══ SOURCE MATERIAL

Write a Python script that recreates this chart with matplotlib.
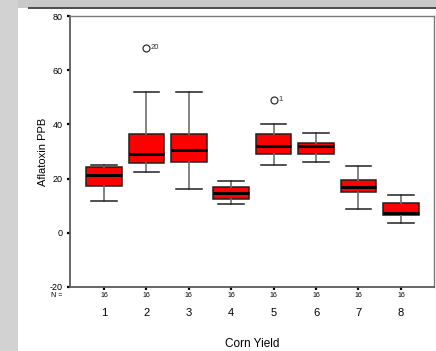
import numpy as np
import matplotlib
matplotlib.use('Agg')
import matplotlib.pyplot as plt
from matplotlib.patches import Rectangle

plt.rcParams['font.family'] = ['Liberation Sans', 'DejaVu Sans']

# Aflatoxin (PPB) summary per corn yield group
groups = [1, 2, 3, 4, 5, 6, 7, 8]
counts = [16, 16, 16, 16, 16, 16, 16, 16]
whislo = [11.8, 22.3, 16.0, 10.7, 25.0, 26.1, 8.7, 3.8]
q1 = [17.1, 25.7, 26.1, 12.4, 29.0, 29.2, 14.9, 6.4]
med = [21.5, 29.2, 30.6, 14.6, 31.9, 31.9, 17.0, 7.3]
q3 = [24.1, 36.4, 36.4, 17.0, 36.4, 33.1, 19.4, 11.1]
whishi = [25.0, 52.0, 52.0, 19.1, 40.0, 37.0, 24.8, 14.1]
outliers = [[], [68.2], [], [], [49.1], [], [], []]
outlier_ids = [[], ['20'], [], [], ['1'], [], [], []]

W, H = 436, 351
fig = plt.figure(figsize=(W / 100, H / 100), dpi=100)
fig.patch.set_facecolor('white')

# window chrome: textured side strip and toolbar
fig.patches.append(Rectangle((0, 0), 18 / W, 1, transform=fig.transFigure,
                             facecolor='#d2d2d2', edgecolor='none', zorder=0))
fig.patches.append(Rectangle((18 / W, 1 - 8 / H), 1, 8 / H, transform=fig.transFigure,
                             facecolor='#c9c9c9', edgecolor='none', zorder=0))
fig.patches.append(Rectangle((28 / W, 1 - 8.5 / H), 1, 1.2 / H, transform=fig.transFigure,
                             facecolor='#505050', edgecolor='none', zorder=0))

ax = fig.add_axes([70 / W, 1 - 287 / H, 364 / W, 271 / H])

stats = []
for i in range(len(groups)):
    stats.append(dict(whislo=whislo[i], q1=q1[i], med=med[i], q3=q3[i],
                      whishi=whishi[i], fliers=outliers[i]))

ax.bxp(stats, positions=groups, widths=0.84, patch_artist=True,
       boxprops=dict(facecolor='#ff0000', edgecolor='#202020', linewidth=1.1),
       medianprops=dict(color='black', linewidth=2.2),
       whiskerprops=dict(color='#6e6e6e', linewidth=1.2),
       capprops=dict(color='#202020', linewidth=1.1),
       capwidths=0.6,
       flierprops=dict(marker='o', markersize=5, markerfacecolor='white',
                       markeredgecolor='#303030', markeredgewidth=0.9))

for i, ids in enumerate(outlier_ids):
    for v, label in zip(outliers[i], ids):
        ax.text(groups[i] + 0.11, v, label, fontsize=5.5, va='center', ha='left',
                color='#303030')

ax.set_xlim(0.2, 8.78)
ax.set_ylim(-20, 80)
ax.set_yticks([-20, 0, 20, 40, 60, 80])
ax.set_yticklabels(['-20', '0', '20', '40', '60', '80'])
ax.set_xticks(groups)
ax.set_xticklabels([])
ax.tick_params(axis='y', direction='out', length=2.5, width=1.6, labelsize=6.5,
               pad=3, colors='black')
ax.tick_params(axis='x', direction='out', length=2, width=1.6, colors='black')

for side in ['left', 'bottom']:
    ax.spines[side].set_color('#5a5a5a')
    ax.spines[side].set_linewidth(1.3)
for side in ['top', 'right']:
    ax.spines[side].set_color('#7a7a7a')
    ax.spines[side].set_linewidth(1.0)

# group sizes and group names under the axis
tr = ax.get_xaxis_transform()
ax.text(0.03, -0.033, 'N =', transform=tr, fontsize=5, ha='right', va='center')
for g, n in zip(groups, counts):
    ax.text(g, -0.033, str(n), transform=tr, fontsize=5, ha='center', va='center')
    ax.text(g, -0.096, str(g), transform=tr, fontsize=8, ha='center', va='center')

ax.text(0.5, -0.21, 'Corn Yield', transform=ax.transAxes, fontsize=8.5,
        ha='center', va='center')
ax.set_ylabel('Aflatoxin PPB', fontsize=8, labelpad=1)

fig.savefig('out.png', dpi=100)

════

YOUR GOAL: Retype the whole listing, keeping every line identical and omitting all pictures.

COMPLETE RESPONSE:
Write a Python script that recreates this chart with matplotlib.
import numpy as np
import matplotlib
matplotlib.use('Agg')
import matplotlib.pyplot as plt
from matplotlib.patches import Rectangle

plt.rcParams['font.family'] = ['Liberation Sans', 'DejaVu Sans']

# Aflatoxin (PPB) summary per corn yield group
groups = [1, 2, 3, 4, 5, 6, 7, 8]
counts = [16, 16, 16, 16, 16, 16, 16, 16]
whislo = [11.8, 22.3, 16.0, 10.7, 25.0, 26.1, 8.7, 3.8]
q1 = [17.1, 25.7, 26.1, 12.4, 29.0, 29.2, 14.9, 6.4]
med = [21.5, 29.2, 30.6, 14.6, 31.9, 31.9, 17.0, 7.3]
q3 = [24.1, 36.4, 36.4, 17.0, 36.4, 33.1, 19.4, 11.1]
whishi = [25.0, 52.0, 52.0, 19.1, 40.0, 37.0, 24.8, 14.1]
outliers = [[], [68.2], [], [], [49.1], [], [], []]
outlier_ids = [[], ['20'], [], [], ['1'], [], [], []]

W, H = 436, 351
fig = plt.figure(figsize=(W / 100, H / 100), dpi=100)
fig.patch.set_facecolor('white')

# window chrome: textured side strip and toolbar
fig.patches.append(Rectangle((0, 0), 18 / W, 1, transform=fig.transFigure,
                             facecolor='#d2d2d2', edgecolor='none', zorder=0))
fig.patches.append(Rectangle((18 / W, 1 - 8 / H), 1, 8 / H, transform=fig.transFigure,
                             facecolor='#c9c9c9', edgecolor='none', zorder=0))
fig.patches.append(Rectangle((28 / W, 1 - 8.5 / H), 1, 1.2 / H, transform=fig.transFigure,
                             facecolor='#505050', edgecolor='none', zorder=0))

ax = fig.add_axes([70 / W, 1 - 287 / H, 364 / W, 271 / H])

stats = []
for i in range(len(groups)):
    stats.append(dict(whislo=whislo[i], q1=q1[i], med=med[i], q3=q3[i],
                      whishi=whishi[i], fliers=outliers[i]))

ax.bxp(stats, positions=groups, widths=0.84, patch_artist=True,
       boxprops=dict(facecolor='#ff0000', edgecolor='#202020', linewidth=1.1),
       medianprops=dict(color='black', linewidth=2.2),
       whiskerprops=dict(color='#6e6e6e', linewidth=1.2),
       capprops=dict(color='#202020', linewidth=1.1),
       capwidths=0.6,
       flierprops=dict(marker='o', markersize=5, markerfacecolor='white',
                       markeredgecolor='#303030', markeredgewidth=0.9))

for i, ids in enumerate(outlier_ids):
    for v, label in zip(outliers[i], ids):
        ax.text(groups[i] + 0.11, v, label, fontsize=5.5, va='center', ha='left',
                color='#303030')

ax.set_xlim(0.2, 8.78)
ax.set_ylim(-20, 80)
ax.set_yticks([-20, 0, 20, 40, 60, 80])
ax.set_yticklabels(['-20', '0', '20', '40', '60', '80'])
ax.set_xticks(groups)
ax.set_xticklabels([])
ax.tick_params(axis='y', direction='out', length=2.5, width=1.6, labelsize=6.5,
               pad=3, colors='black')
ax.tick_params(axis='x', direction='out', length=2, width=1.6, colors='black')

for side in ['left', 'bottom']:
    ax.spines[side].set_color('#5a5a5a')
    ax.spines[side].set_linewidth(1.3)
for side in ['top', 'right']:
    ax.spines[side].set_color('#7a7a7a')
    ax.spines[side].set_linewidth(1.0)

# group sizes and group names under the axis
tr = ax.get_xaxis_transform()
ax.text(0.03, -0.033, 'N =', transform=tr, fontsize=5, ha='right', va='center')
for g, n in zip(groups, counts):
    ax.text(g, -0.033, str(n), transform=tr, fontsize=5, ha='center', va='center')
    ax.text(g, -0.096, str(g), transform=tr, fontsize=8, ha='center', va='center')

ax.text(0.5, -0.21, 'Corn Yield', transform=ax.transAxes, fontsize=8.5,
        ha='center', va='center')
ax.set_ylabel('Aflatoxin PPB', fontsize=8, labelpad=1)

fig.savefig('out.png', dpi=100)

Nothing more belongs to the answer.